Keterpilihan Surya Paloh dan Megawati sebagai ketua umum partai Nasdem dan ketua umum PDI Perjuangan secara aklamasi seakan memberikan pandangan bahwa tingkat pengaruhnya di dalam parpol yang mereka pimpin selama ini sangatlah besar.
Hal ini dibuktikan dengan terpilihnya kembali, tanpa mempunyai kompetitor untuk menduduki tampuk kepemimpinan partai. Dan memiliki dukungan penuh dari berbagai unsur-unsur dalam parpol yang memiliki hak suara untuk memilih. Pendek kata, tanpa adanya persaingan diantara sesama anggota partai.
Kejadian seperti ini juga dialami oleh PKB yang dipimpin Muhaimin Iskandar, Gerindra yang dipimpin oleh Prabowo Subianto, Demokrat dengan SBY-nya. Sangat berbeda dengan Golkar dalam beberapa kurun telah beberapa kali pergantian ketua, baik dizaman Akbar Tanjung, Jusuf Kala, Abu Rizal Bakrie, hingga Erlangga Sutarto pada saat ini. Begitu juga dengan PAN maupun PKS, beberapa kali pemilihan ketua yang baru.
Fenomena-fenomena "kekuatan figur" yang masih bertumpu pada satu atau beberapa orang, dalam konteks kaderisasi partai seakan dipertanyakan. Pasalnya, eksistensi parpol dimasa mendatang, ketika orang-orang tersebut tidak bisa lagi untuk eksis dalam ranah politik praktis, masih-kah partainya mampu berjaya.
Implikasi permasalahan parpol tak ubah seperti sebuah perusahaan pribadi, tampuk kekuasaan seperti barang warisan turun temurun, dari sang ayah, ke anak dan seterusnya. Sehingga parpol sebagai milik perseorangan. Yang bebas menentukan sesuatu dengan sebuah kewenangan penuh tanpa bisa diganggu gugat.
Mirisnya, anggota parpol lain tak ubah seperti penunggu rumah kontrakan, apabila majikan sang pemilik rumah tidak suka, kemungkinan besar akan terusir dari kontrakan. Untuk itu, asalkan majikan senang tak jarang bermacam daya pun akan dilakukan.
Sehebat apapun dalam keanggotaan, tampaknya masih belum mampu tuk melompat dinding tinggi yang telah terbentuk. Dalam sebuah istilah "merunduk bila ketinggian, melompatlah bila kerendahan". Sehingga terselamatkan dari mekanisme yang tersruktur, sistematis dan massif dalam parpol.
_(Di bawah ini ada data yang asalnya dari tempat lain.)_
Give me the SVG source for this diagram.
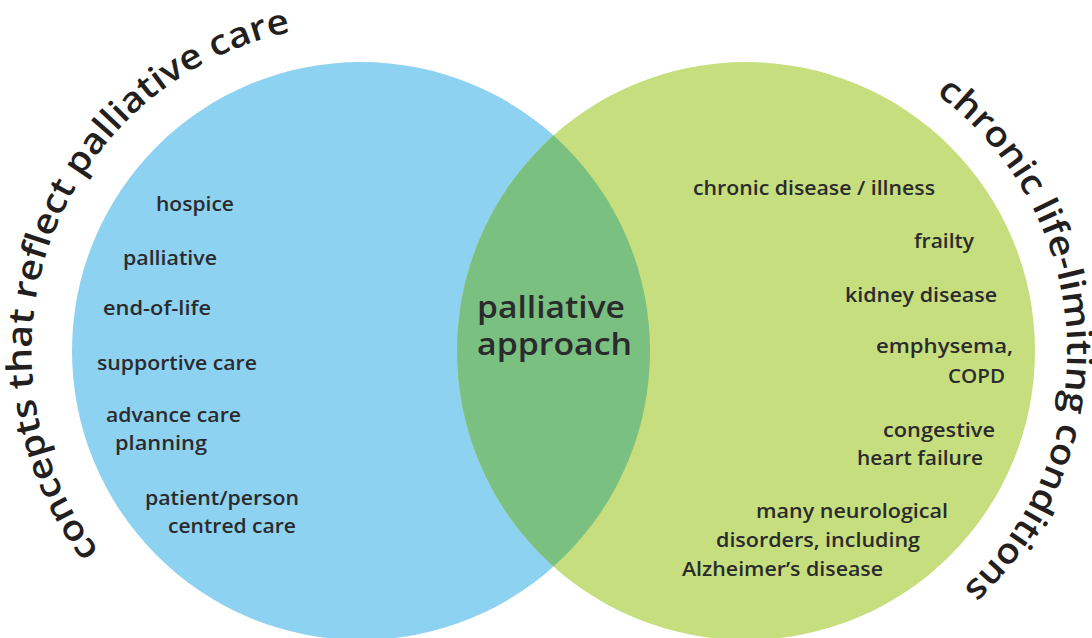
<svg xmlns="http://www.w3.org/2000/svg" width="1092" height="638" viewBox="0 0 1092 638">
  <style>
    .item { font-family: "Open Sans", "Liberation Sans", sans-serif; font-weight: 600; font-size: 20px; fill: #2b2b2d; }
    .core { font-family: "Open Sans", "Liberation Sans", sans-serif; font-weight: 600; font-size: 31px; fill: #2b2b2d; }
    .arc  { font-family: "Open Sans", "Liberation Sans", sans-serif; font-weight: 600; font-size: 35px; fill: #231f20; }
  </style>
  <defs>
    <clipPath id="blueClip">
      <circle cx="361" cy="351" r="289"/>
    </clipPath>
    <!-- baseline arcs for the curved titles, clockwise -->
    <path id="leftArc" d="M 99.3 551.1 A 327 327 0 0 1 300 30"/>
    <path id="rightArc" d="M 936 94 A 320 320 0 0 1 970 582"/>
  </defs>

  <rect width="1092" height="638" fill="#ffffff"/>

  <g id="palliative-care-concepts">
    <circle cx="361" cy="351" r="289" fill="#8ed2f1"/>
    <text class="arc"><textPath href="#leftArc" textLength="660" lengthAdjust="spacingAndGlyphs">concepts that reflect palliative care</textPath></text>
    <text class="item" x="156" y="211" textLength="78" lengthAdjust="spacingAndGlyphs">hospice</text>
    <text class="item" x="123" y="265" textLength="94" lengthAdjust="spacingAndGlyphs">palliative</text>
    <text class="item" x="103" y="315" textLength="108" lengthAdjust="spacingAndGlyphs">end-of-life</text>
    <text class="item" x="97" y="370" textLength="160" lengthAdjust="spacingAndGlyphs">supportive care</text>
    <text class="item" x="106" y="422" textLength="135" lengthAdjust="spacingAndGlyphs">advance care</text>
    <text class="item" x="115" y="450" textLength="92" lengthAdjust="spacingAndGlyphs">planning</text>
    <text class="item" x="145" y="505" textLength="154" lengthAdjust="spacingAndGlyphs">patient/person</text>
    <text class="item" x="168" y="533" textLength="128" lengthAdjust="spacingAndGlyphs">centred care</text>
  </g>

  <g id="chronic-conditions">
    <circle cx="746" cy="351" r="289" fill="#c6de7d"/>
    <text class="arc"><textPath href="#rightArc" textLength="566" lengthAdjust="spacingAndGlyphs">chronic life-limiting conditions</textPath></text>
    <text class="item" x="693" y="195" textLength="242" lengthAdjust="spacingAndGlyphs">chronic disease / illness</text>
    <text class="item" x="914" y="248" textLength="60" lengthAdjust="spacingAndGlyphs">frailty</text>
    <text class="item" x="845" y="302" textLength="152" lengthAdjust="spacingAndGlyphs">kidney disease</text>
    <text class="item" x="876" y="353" textLength="137" lengthAdjust="spacingAndGlyphs">emphysema,</text>
    <text class="item" x="948" y="383" textLength="57" lengthAdjust="spacingAndGlyphs">COPD</text>
    <text class="item" x="883" y="437" textLength="112" lengthAdjust="spacingAndGlyphs">congestive</text>
    <text class="item" x="857" y="465" textLength="126" lengthAdjust="spacingAndGlyphs">heart failure</text>
    <text class="item" x="756" y="518" textLength="192" lengthAdjust="spacingAndGlyphs">many neurological</text>
    <text class="item" x="716" y="547" textLength="204" lengthAdjust="spacingAndGlyphs">disorders, including</text>
    <text class="item" x="682" y="576" textLength="201" lengthAdjust="spacingAndGlyphs">Alzheimer’s disease</text>
  </g>

  <g id="palliative-approach">
    <circle cx="746" cy="351" r="289" fill="#79c081" clip-path="url(#blueClip)"/>
    <text class="core" x="477" y="318" textLength="148" lengthAdjust="spacingAndGlyphs">palliative</text>
    <text class="core" x="477" y="355" textLength="155" lengthAdjust="spacingAndGlyphs">approach</text>
  </g>
</svg>
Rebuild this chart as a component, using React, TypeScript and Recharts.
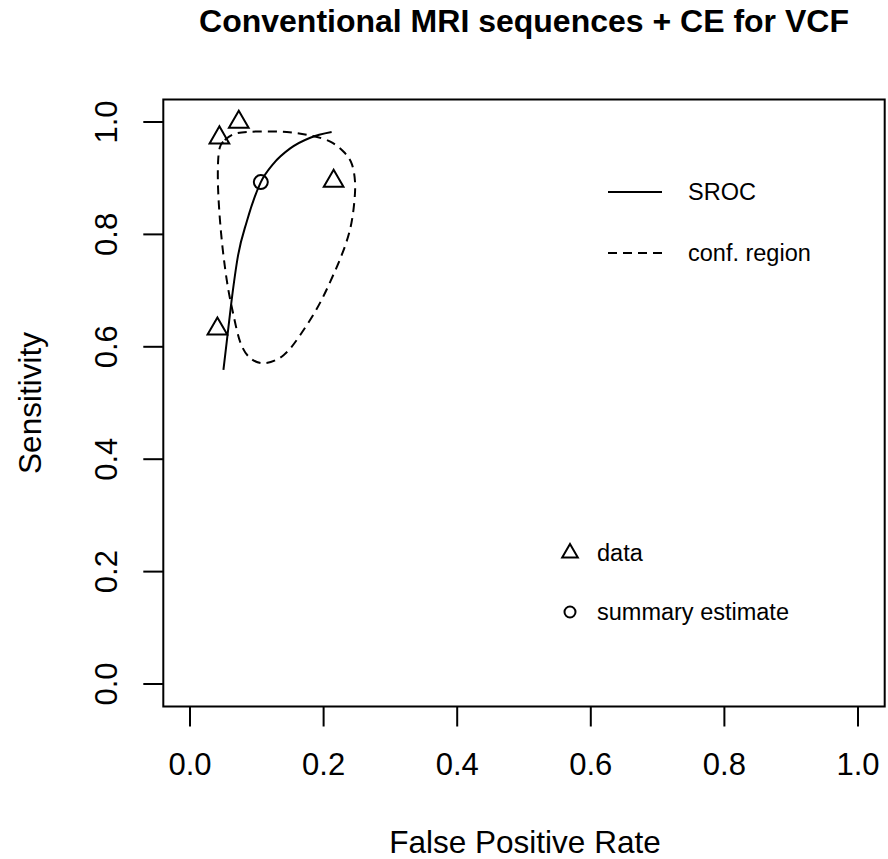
import React from "react";
import {
  ComposedChart,
  Line,
  Scatter,
  XAxis,
  YAxis,
  ReferenceArea,
} from "recharts";

// study estimates (triangles)
const studyFpr = [0.073, 0.044, 0.215, 0.041];
const studySens = [1.0, 0.972, 0.895, 0.632];

// summary estimate (circle)
const summaryFpr = [0.106];
const summarySens = [0.893];

// SROC curve
const srocFpr = [0.05, 0.055, 0.062, 0.072, 0.085, 0.106, 0.125, 0.15, 0.18, 0.212];
const srocSens = [0.559, 0.609, 0.68, 0.763, 0.823, 0.893, 0.926, 0.953, 0.972, 0.982];

// confidence region outline (closed)
const confFpr = [
  0.052, 0.07, 0.105, 0.145, 0.18, 0.21, 0.23, 0.242, 0.247, 0.246, 0.24, 0.227,
  0.21, 0.19, 0.165, 0.14, 0.112, 0.09, 0.075, 0.065, 0.057, 0.05, 0.045, 0.042,
  0.042, 0.045, 0.052,
];
const confSens = [
  0.968, 0.98, 0.983, 0.982, 0.976, 0.965, 0.947, 0.926, 0.894, 0.858, 0.811, 0.763,
  0.716, 0.668, 0.621, 0.585, 0.571, 0.58, 0.609, 0.657, 0.704, 0.763, 0.823, 0.882,
  0.929, 0.956, 0.968,
];

const ticks = [0, 0.2, 0.4, 0.6, 0.8, 1.0];
const domain: [number, number] = [-0.04, 1.04];

const title = "Conventional MRI sequences + CE for VCF";
const xLabel = "False Positive Rate";
const yLabel = "Sensitivity";
const lineLegend = ["SROC", "conf. region"];
const pointLegend = ["data", "summary estimate"];

const zip = (xs: number[], ys: number[]) => xs.map((x, i) => ({ x, y: ys[i] }));
const studyData = zip(studyFpr, studySens);
const summaryData = zip(summaryFpr, summarySens);
const srocData = zip(srocFpr, srocSens);
const confData = zip(confFpr, confSens);

const FONT = "'Liberation Sans', Arial, Helvetica, sans-serif";

function triPoints(cx: number, cy: number, r: number) {
  const top = 1.555 * r;
  const half = 1.347 * r;
  const base = 0.778 * r;
  return `${cx},${cy - top} ${cx + half},${cy + base} ${cx - half},${cy + base}`;
}

const Triangle = (props: any) => (
  <polygon
    points={triPoints(props.cx, props.cy, 7.3)}
    fill="none"
    stroke="#000"
    strokeWidth={2}
  />
);

const Circle = (props: any) => (
  <circle cx={props.cx} cy={props.cy} r={7} fill="none" stroke="#000" strokeWidth={2} />
);

const XTick = ({ x, y, payload }: any) => (
  <text
    x={x}
    y={y + 36}
    textAnchor="middle"
    dominantBaseline="central"
    fontFamily={FONT}
    fontSize={31}
    fill="#000"
  >
    {Number(payload.value).toFixed(1)}
  </text>
);

const YTick = ({ x, y, payload }: any) => (
  <text
    x={x - 35}
    y={y}
    transform={`rotate(-90, ${x - 35}, ${y})`}
    textAnchor="middle"
    dominantBaseline="central"
    fontFamily={FONT}
    fontSize={31}
    fill="#000"
  >
    {Number(payload.value).toFixed(1)}
  </text>
);

export default function App() {
  return (
    <div
      style={{
        position: "absolute",
        left: 0,
        top: 0,
        width: 888,
        height: 859,
        background: "#fff",
      }}
    >
      <ComposedChart
        width={888}
        height={859}
        margin={{ top: 99.5, right: 3.3, bottom: 12.5, left: 23.3 }}
      >
        <XAxis
          type="number"
          dataKey="x"
          domain={domain}
          ticks={ticks}
          allowDataOverflow
          height={140}
          axisLine={false}
          tickSize={20}
          tickLine={{ stroke: "#000", strokeWidth: 2 }}
          tick={<XTick />}
          interval={0}
        />
        <YAxis
          type="number"
          dataKey="y"
          domain={domain}
          ticks={ticks}
          allowDataOverflow
          width={140}
          axisLine={false}
          tickSize={20}
          tickLine={{ stroke: "#000", strokeWidth: 2 }}
          tick={<YTick />}
          interval={0}
        />
        <ReferenceArea
          x1={-0.04}
          x2={1.04}
          y1={-0.04}
          y2={1.04}
          fill="none"
          stroke="#000"
          strokeWidth={2}
        />
        <Line
          data={confData}
          dataKey="y"
          type="natural"
          stroke="#000"
          strokeWidth={2}
          strokeDasharray="9 6"
          dot={false}
          activeDot={false}
          isAnimationActive={false}
        />
        <Line
          data={srocData}
          dataKey="y"
          type="monotone"
          stroke="#000"
          strokeWidth={2}
          dot={false}
          activeDot={false}
          isAnimationActive={false}
        />
        <Scatter data={studyData} dataKey="y" shape={<Triangle />} isAnimationActive={false} />
        <Scatter data={summaryData} dataKey="y" shape={<Circle />} isAnimationActive={false} />
      </ComposedChart>

      <svg
        width={888}
        height={859}
        style={{ position: "absolute", left: 0, top: 0, pointerEvents: "none" }}
        fontFamily={FONT}
      >
        <text x={524} y={21} textAnchor="middle" dominantBaseline="central" fontSize={32} fontWeight="bold">
          {title}
        </text>
        <text x={525} y={842} textAnchor="middle" dominantBaseline="central" fontSize={31.5}>
          {xLabel}
        </text>
        <text
          x={30}
          y={403}
          transform="rotate(-90, 30, 403)"
          textAnchor="middle"
          dominantBaseline="central"
          fontSize={31.5}
        >
          {yLabel}
        </text>

        {/* line legend */}
        <line x1={608} x2={662} y1={192} y2={192} stroke="#000" strokeWidth={2} />
        <text x={688} y={192} dominantBaseline="central" fontSize={23.5}>
          {lineLegend[0]}
        </text>
        <line x1={608} x2={662} y1={253} y2={253} stroke="#000" strokeWidth={2} strokeDasharray="9 6" />
        <text x={688} y={253} dominantBaseline="central" fontSize={23.5}>
          {lineLegend[1]}
        </text>

        {/* point legend */}
        <polygon points={triPoints(570, 553, 5.8)} fill="none" stroke="#000" strokeWidth={2} />
        <text x={597} y={553} dominantBaseline="central" fontSize={23.5}>
          {pointLegend[0]}
        </text>
        <circle cx={570} cy={612} r={5.5} fill="none" stroke="#000" strokeWidth={2} />
        <text x={597} y={612} dominantBaseline="central" fontSize={23.5}>
          {pointLegend[1]}
        </text>
      </svg>
    </div>
  );
}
Dominasi Sang Figur Tunggal
Merujuk akan adanya sistem aklamasi kata pecundang/kompetitor seakan tak ada, sistem voting pun tidak akan dilakukan. Karena yang orang terpilih adalah jelas tanpa lawan dari yang lain. Walaupun didalam keanggotaan seperti ini, pasti ada orang-orang yang sebenarnya memiliki keinginan untuk tampuk kepemimpinan.
Orang-orang seperti ini dalam versiku bisa dianggap 'pecundang'. Mengakui kemenangan tanpa lawan, di dalam hati penuh kekecewaan akan keterpilihannya.
Kekecewaan pada mekanisme parpol, tak jarang adanya perlawanan dalam internal. Bahkan pembelotan kepada parpol lain, atau membentuk parpol-parpol baru. Yang suatu saat akan menjadi rival politik di masa pemilu nanti dalam rebutan tiket senayan.
Menyimak dari beberapa parpol yang berdiri selama ini, seperti sejarah Partai Hanura, Nasdem, Gerindra yang dihubungkan dengan Partai Golkar, seperti pecahan yang berdiri sendiri berpisah dari perahu induk. Hal ini seperti tak bisa ditampik karena elit-elitnya berasal dari perahu induk.
Selain itu, hangatnya pendirian partai Gelora (Gelombang Rakyat) yang diprakarsai elit PKS, Fahri Hamzah, Anis Matta dan teman-temannya. Seakan memberikan pemahaman, ada apa didalam parpol yang ada di tanah air.
Contoh kecil dalam dinamika parpol yang erat akan pergesekan di dalam internalnya sendiri. Khususnya dalam tingkat elit parpol.
Istilah demokratis yang selalu disampaikan dalam tataran pemerintahan, seperti ada kontradiksi dalam perahu mereka dengan real yang ada pada konteks demokrasi kita. Dinamika Parpol seakan lebih kompleks ketimbang demokrasi sistem kenegaraan. Walau tidak tampak jelas di mata awam.